American singer/actress Selena Gomez dating Ethiopian artist The Weeknd, legally named Abel Makkonen Tesfaye, is probably one of the hottest celebrity couples stories right now. Seeing how in love these two seem to be had us reflect back on how it really is to date an Ethiopian guy. Indeed, The Weeknd may have been born in Canada, but however he was raised by his mother and grandmother who were both more traditional.
If Selena wants to take things further with The Weeknd, she’ll probably have to be ready for the following:
1. Speak Amharic.
Amharic is the official language in Ethiopia and Tesfaye’s first language, before English. Selena will probably have to make an effort to speak the language to better communicate with his Mom, grandmother and any of his close family members. Ethiopians in the diaspora still speak Amharic amongst them, and they regularly hold functions to keep in touch.
2. Get used to the smell of shinkurt, berbere and all spices.
Ethiopian cooking includes a lot of spices with strong smells that usually take some time to get used to for an American. Virtually every Ethiopian dish requires at least some onions, and most require a lot of them. Bebere is also indispensable in many Ethiopian recipes. With a deep red paprika color, berbere is a blend of onions, garlic, ginger and other spices. The smell of these spices can linger in the house for many days.
3. Less PDA.
Public demonstration of romantic affection is not that common and not that acceptable in the Ethipian community. People will seriously be weirded out if Selena engaged in some PDA with her boo in front of family and friends like it’s seen all over social media.
4. Celebrate Fasika.
Although The Weeknd is not very religious anymore, he was raised as an Oriental Orthodox Christian. When he was younger his grandmother would take him to an Ethiopian Orthodox church to attend service. Religion can therefore still be a pivotal part of his life. Selena might therefore have to be excited to celebrate Fasika (Ethiopian Easter), arguably the most celebrated Holiday in Ethiopia, where family members and friends travel from faraway to be with their loved ones and celebrate this important holiday among the Christian faithful. Indeed, Selena might need to attend the Fasika feast, which would not feel complete without these famous traditional Ethiopia 4uisines. Celebrating one day in Ethiopia is even a strong probability, as Tesfaye told Vogue that we would love to visit Ethiopia soon.
5. Master the Ethiopian time just in case.
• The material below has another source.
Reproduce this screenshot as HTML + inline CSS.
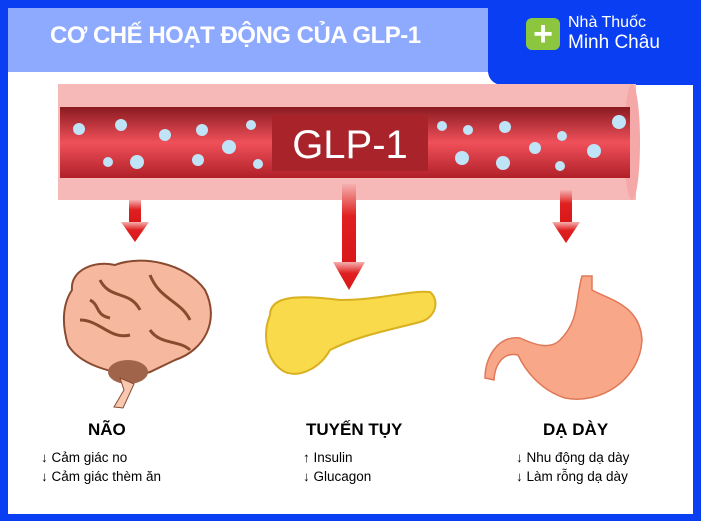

Almost all Ethiopians use a 12-hour clock, with one cycle of 1 to 12 from dawn to dusk, and the other cycle from dusk to dawn. Unlike the convention in most countries, the start of the day is dawn, rather than midnight. Thus, 7:00 AM corresponds to 1:00 in daylight hours in local Ethiopian time. 12:00 noon is 6:00 in daylight hours, and 6:00 PM is 12:00 in local time. The current time convention persists despite inroads of international norms.